Proof by Contradiction relating to rational and irrational numbers

Question

I've been given the question: given $x,y\in\mathbb{R}\setminus\mathbb{Q}$ and $x+y =\frac{m}{n}$, prove $x-y$ is irrational. I tried solving this using a proof by contradiction but I feel like I got a bit off base and I feel like I've screwed up somewhere.

Proof by Contradiction
$x,y \in \mathbb{R} \backslash \mathbb{Q}$
$x + y = \frac{m}{n}$, $m,n \in \mathbb{Z}$, $n \neq 0 $
$y = \frac{m}{n} - x$
Assume $x-y$ is rational

$x-y = \frac{p}{q}$, $p, q \in \mathbb{Z}$, $q \neq 0$
$x - (\frac{m}{n} - x) = \frac{p}{q}$, using $y = \frac{m}{n} - x$
$2x - \frac{m}{n} = \frac{p}{q}$
$\frac{2xn-m}{n} = \frac{p}{q}$
$q(2xn-m) = pn$
$2xn-m = \frac{pn}{q}$
$2xn = \frac{pn}{q} + m$
$x = \frac{(\frac{pn}{q} + m)}{2n}$

$\therefore$ Contradiction as $x$ is irrational

Here is my working.

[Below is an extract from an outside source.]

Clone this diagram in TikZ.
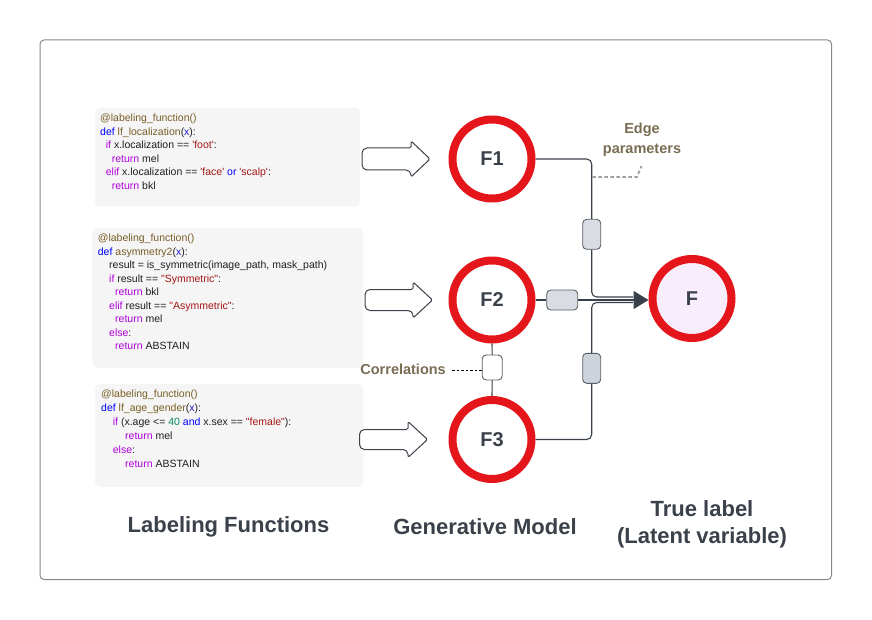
\documentclass[tikz,border=0pt]{standalone}
\usepackage{fontspec}
\setmainfont{Liberation Sans}
\newfontfamily\codefont{Liberation Sans}
\usetikzlibrary{arrows.meta}
\definecolor{cdeco}{HTML}{795E26}
\definecolor{cblue}{HTML}{0000FF}
\definecolor{cpurp}{HTML}{AF00DB}
\definecolor{cstr}{HTML}{A31515}
\definecolor{cnum}{HTML}{098658}
\definecolor{cvar}{HTML}{1A1AC0}
\definecolor{ctext}{HTML}{1E1E1E}
\definecolor{dark}{HTML}{3A414A}
\definecolor{lbl}{HTML}{7A6C52}
\definecolor{ringred}{HTML}{E4161B}
\definecolor{fpink}{HTML}{F8EEFB}
\definecolor{boxg}{HTML}{F5F5F5}
\definecolor{framec}{HTML}{85888E}
\definecolor{pgrayA}{HTML}{D9DDE3}
\definecolor{pgrayB}{HTML}{CDD3DB}
\newcommand\kwdeco[1]{\textcolor{cdeco}{#1}}
\newcommand\kwblue[1]{\textcolor{cblue}{#1}}
\newcommand\kwpurp[1]{\textcolor{cpurp}{#1}}
\newcommand\kwstr[1]{\textcolor{cstr}{#1}}
\newcommand\kwnum[1]{\textcolor{cnum}{#1}}
\newcommand\kwvar[1]{\textcolor{cvar}{#1}}
\begin{document}
\begin{tikzpicture}[x=1pt,y=-1pt,
  codetxt/.style={anchor=base west, inner sep=0pt, font=\codefont\fontsize{10.5}{12}\selectfont, text=ctext},
  codebox/.style={fill=boxg, rounded corners=5pt, draw=none, inner sep=0pt},
  ring/.style={circle, draw=ringred, line width=8pt, minimum size=79pt, inner sep=0pt, fill=white, text=dark, font=\bfseries\fontsize{20}{24}\selectfont},
  conn/.style={draw=dark, line width=1.1pt},
  param/.style={draw=dark!85, line width=0.9pt, rounded corners=4pt, inner sep=0pt},
  blockarrow/.style={draw=dark, line width=1pt, fill=white},
  lbltxt/.style={text=lbl, align=center, font=\bfseries\fontsize{14.5}{19.5}\selectfont},
  titletxt/.style={text=dark, align=center, font=\bfseries\fontsize{22}{27}\selectfont}
]
\useasboundingbox (0,0) rectangle (872,620);
% frame
\draw[framec, line width=1pt, rounded corners=4pt] (40,40) rectangle (831.5,579.5);

% code boxes
\node[codebox, minimum width=265pt, minimum height=99pt] (b1) at (227.5,157.2) {};
\node[codebox, minimum width=270.7pt, minimum height=139.7pt] (b2) at (227.7,297.9) {};
\node[codebox, minimum width=268pt, minimum height=103pt] (b3) at (229,435.5) {};

% box 1 text
\node[codetxt] (t11) at (100,122) {\kwdeco{@labeling\_function()}};
\node[codetxt] (t12) at (100,135.5) {\kwblue{def} \kwdeco{lf\_localization}(\kwvar{x}):};
\node[codetxt] (t13) at (105.7,149) {\kwpurp{if} x.localization == \kwstr{'foot'}:};
\node[codetxt] (t14) at (111.7,162.5) {\kwpurp{return} mel};
\node[codetxt] (t15) at (105.7,176) {\kwpurp{elif} x.localization == \kwstr{'face'} \kwblue{or} \kwstr{'scalp'}:};
\node[codetxt] (t16) at (111.7,189.5) {\kwpurp{return} bkl};

% box 2 text
\node[codetxt] (t21) at (97.7,242) {\kwdeco{@labeling\_function()}};
\node[codetxt] (t22) at (97.7,255.5) {\kwblue{def} \kwdeco{asymmetry2}(\kwvar{x}):};
\node[codetxt] (t23) at (109,268.9) {result = is\_symmetric(image\_path, mask\_path)};
\node[codetxt] (t24) at (109,282.3) {\kwpurp{if} result == \kwstr{"Symmetric"}:};
\node[codetxt] (t25) at (115,295.8) {\kwpurp{return} bkl};
\node[codetxt] (t26) at (109,309.2) {\kwpurp{elif} result == \kwstr{"Asymmetric"}:};
\node[codetxt] (t27) at (115,322.7) {\kwpurp{return} mel};
\node[codetxt] (t28) at (109,336.1) {\kwpurp{else}:};
\node[codetxt] (t29) at (115,349.6) {\kwpurp{return} ABSTAIN};

% box 3 text
\node[codetxt] (t31) at (101,397.7) {\kwdeco{@labeling\_function()}};
\node[codetxt] (t32) at (101,411.7) {\kwblue{def} \kwdeco{lf\_age\_gender}(\kwvar{x}):};
\node[codetxt] (t33) at (112.7,425.7) {\kwpurp{if} (x.age <= \kwnum{40} \kwblue{and} x.sex == \kwstr{"female"}):};
\node[codetxt] (t34) at (125,439.7) {\kwpurp{return} mel};
\node[codetxt] (t35) at (112.7,453.7) {\kwpurp{else}:};
\node[codetxt] (t36) at (125,467.7) {\kwpurp{return} ABSTAIN};

% block arrows
\draw[blockarrow] (411,148) [rounded corners=5pt] -- (362,148) -- (362,170) -- (411,170) [rounded corners=1.5pt] -- (411,177) -- (430,159) -- (411,141) -- cycle;
\draw[blockarrow] (413,289.5) [rounded corners=5pt] -- (365,289.5) -- (365,310.5) -- (413,310.5) [rounded corners=1.5pt] -- (413,318) -- (432.5,300) -- (413,282) -- cycle;
\draw[blockarrow] (408,429.5) [rounded corners=5pt] -- (359.5,429.5) -- (359.5,449.5) -- (408,449.5) [rounded corners=1.5pt] -- (408,457.5) -- (427.5,439.5) -- (408,421.5) -- cycle;

% circles
\node[ring] (F1) at (492,159) {F1};
\node[ring] (F2) at (492,300) {F2};
\node[ring] (F3) at (492,439.5) {F3};
\node[ring, fill=fpink] (F) at (692,298.5) {F};

% parameter boxes
\node[param, fill=pgrayA, minimum width=18pt, minimum height=30pt] (e1) at (591.7,234.3) {};
\node[param, fill=pgrayA, minimum width=31pt, minimum height=20pt] (e2) at (562.2,300) {};
\node[param, fill=pgrayB, minimum width=18pt, minimum height=30pt] (e3) at (591.7,368.3) {};
\node[param, fill=white, minimum width=20pt, minimum height=25pt] (ec) at (492.2,367.5) {};

% merge coordinates
\coordinate (m1) at (633,297);
\coordinate (m3) at (633,302.5);

% connectors
\draw[conn, rounded corners=5pt] (F1.east) -| (e1.north);
\draw[conn, rounded corners=5pt] (e1.south) |- (m1);
\draw[conn, rounded corners=5pt] (F3.east) -| (e3.south);
\draw[conn, rounded corners=5pt] (e3.north) |- (m3);
\draw[conn] (F2.east |- e2.west) -- (e2.west);
\draw[conn, -{Triangle[length=15pt,width=18pt]}] (e2.east) -- (F.west |- e2.east);
\draw[conn] (F2.south) -- (ec.north);
\draw[conn] (ec.south) -- (F3.north);

% edge parameters
\coordinate (ep0) at (592.3,177);
\coordinate (ep1) at (637,177);
\coordinate (ep) at (641.5,166);
\draw[gray!75, line width=1.8pt, dash pattern=on 3.5pt off 2.5pt] (ep0) -- (ep1) -- (ep);
\node[lbltxt] (lep) at (642,140) {Edge\\parameters};

% correlations
\node[lbltxt, anchor=east, inner sep=0pt] (lcor) at (446,369) {Correlations};
\coordinate (cor0) at (452,370);
\draw[black, line width=0.7pt, dash pattern=on 2.5pt off 2pt] (cor0) -- (ec.west |- cor0);

% titles
\node[titletxt] (tl1) at (228.5,527) {Labeling Functions};
\node[titletxt] (tl2) at (485,527) {Generative Model};
\node[titletxt] (tl3) at (702,524.5) {True label\\(Latent variable)};
\end{tikzpicture}
\end{document}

Have I made any mistakes and is it okay to assume that since all the variables in the final fraction are integers that it is rational?

Answer 1

It's correct. A bit too lengthy, though. From $$ 2x-\frac{m}{n}=\frac{p}{q} $$ you can derive $$ 2x=\frac{m}{n}+\frac{p}{q}=\frac{mq+np}{nq} $$ so $$ x=\frac{mq+np}{2nq} $$ would be rational, because you assumed $m,n,p,q\in\mathbb{Z}$ with $n\ne0$ and $q\ne0$, so $mq+np\in\mathbb{Z}$ and $2nq\ne0$.

Answer 2

Since $x+y$ is rational, if $x - y$ is rational, then so are $(x + y) - (x - y)$ and $(x + y) + (x - y)$

Answer 3

From your "$2x -\frac{m}{n} = \frac{p}{q}$, you should realize you have "twice an irrational is the sum of two rationals": "$2x = \frac{p}{q} + \frac{m}{n}$. The sum of two rationals is rational, twice an irrational is irrational, and you have your contradiction at your third line.